Setup Time: From Hours to Minutes (Even for Massive Graphs)
One of WormHole’s most striking advantages is its setup cost. While index-based methods struggle with graphs exceeding 30 million vertices, often failing to finish within 12 hours, WormHoleE (one of its variants) can complete its setup for a colossal graph like soc-twitter, with over 1.5 billion edges, in mere minutes. This isn’t just a marginal improvement; it’s a game-changer for anyone working with rapidly evolving or extremely large networks.
This incredible speed in preparation means that researchers and developers can get to the querying stage much faster, iterating and experimenting without waiting for hours or days. It dramatically lowers the barrier to entry for analyzing complex graphs.
Query Cost: Precision with Minimal Exploration
Once set up, how does WormHole perform during actual queries? Exceptionally well. When measuring query cost by the number of vertices seen by the algorithm, WormHole consistently outperforms alternatives like BiBFS (Bi-directional Breadth-First Search).
For smaller networks, WormHole views less than 30% of the vertices even after 5,000 inquiries. In larger networks, this number drops to less than 10%, and for the truly massive graphs like wikipedia and soc-twitter, it’s less than 2%. Compare that to BiBFS, which often explores between 70% and 100% of vertices in just a few hundred inquiries. WormHole achieves its results with vastly less computational exploration, making it incredibly efficient.
Accuracy: Remarkably Close to Perfect
But what about accuracy? Speed means little if the answers aren’t reliable. WormHole also excels here, particularly its WormHoleE variant. For almost all networks tested, the vast majority of pair inquiries are estimated perfectly.

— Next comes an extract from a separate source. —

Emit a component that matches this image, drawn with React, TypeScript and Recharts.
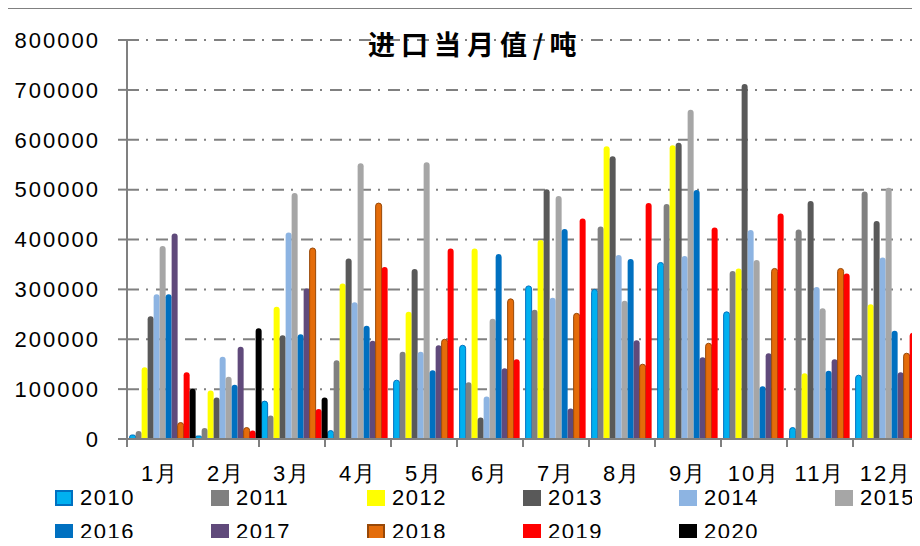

Even in more challenging networks like soc-pokec and soc-live, WormHoleE delivers perfect estimates for 60% of vertices, with over 94% having an additive error of less than 1.
Crucially, across all networks, more than 99% of pairs are estimated with an absolute error of less than or equal to 2. Even WormHoleH, which uses an approximate heuristic for its core calculations, maintains an impressive accuracy, with over 99% of queries having an additive error of at most 2 in most graphs.

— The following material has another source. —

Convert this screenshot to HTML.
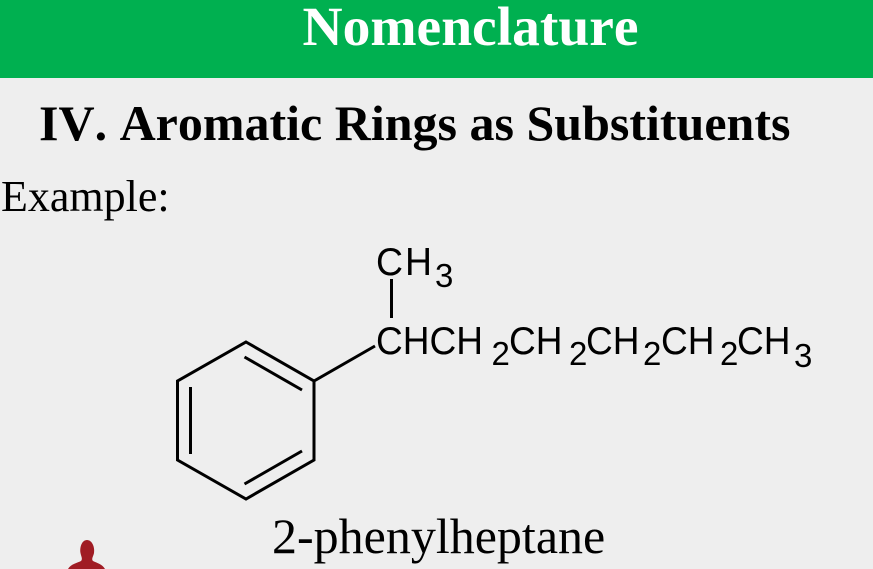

The Breakeven Point: A Crucial Consideration
It’s true that once index-based methods like PLL and MLL *do* manage to build their indices, their per-inquiry time can be in the microsecond range, making them faster for individual queries than WormHole. This is a critical distinction, and it leads to an important question: when does the upfront cost of indexing finally pay off?
The researchers quantified this using a “breakeven” threshold – the number of inquiries needed for an index-based method to cumulatively outperform WormHoleE in terms of total time (setup + inquiries). The findings are eye-opening. Because the setup cost for index-based methods is often millions to billions of times higher than their per-inquiry time, it takes hundreds of thousands to even millions of inquiries for them to break even against WormHoleE, even on smaller networks.
This means that unless you’re performing an absolutely astronomical number of queries on a static graph where the initial setup can be tolerated, WormHole often offers a more practical and efficient solution for many real-world scenarios. Its immediate usability and low upfront cost make it a compelling choice for dynamic graphs, exploratory analysis, and environments where resource efficiency is key.
The Future is Fast, Flexible, and Accessible
WormHole represents more than just another algorithm; it signals a potential shift in how we approach graph querying. Its ability to handle massive graphs with minimal setup time and a low query cost, all while maintaining high accuracy, addresses some of the most persistent bottlenecks in graph data analysis.
For organizations and researchers grappling with ever-growing, dynamic datasets, WormHole offers a pathway to faster insights without the prohibitive infrastructure or patience required by traditional indexing. It democratizes access to complex graph analysis, making powerful tools available in a way that’s both efficient and surprisingly agile. The future of fast graph queries, it seems, might just be found by traversing a WormHole.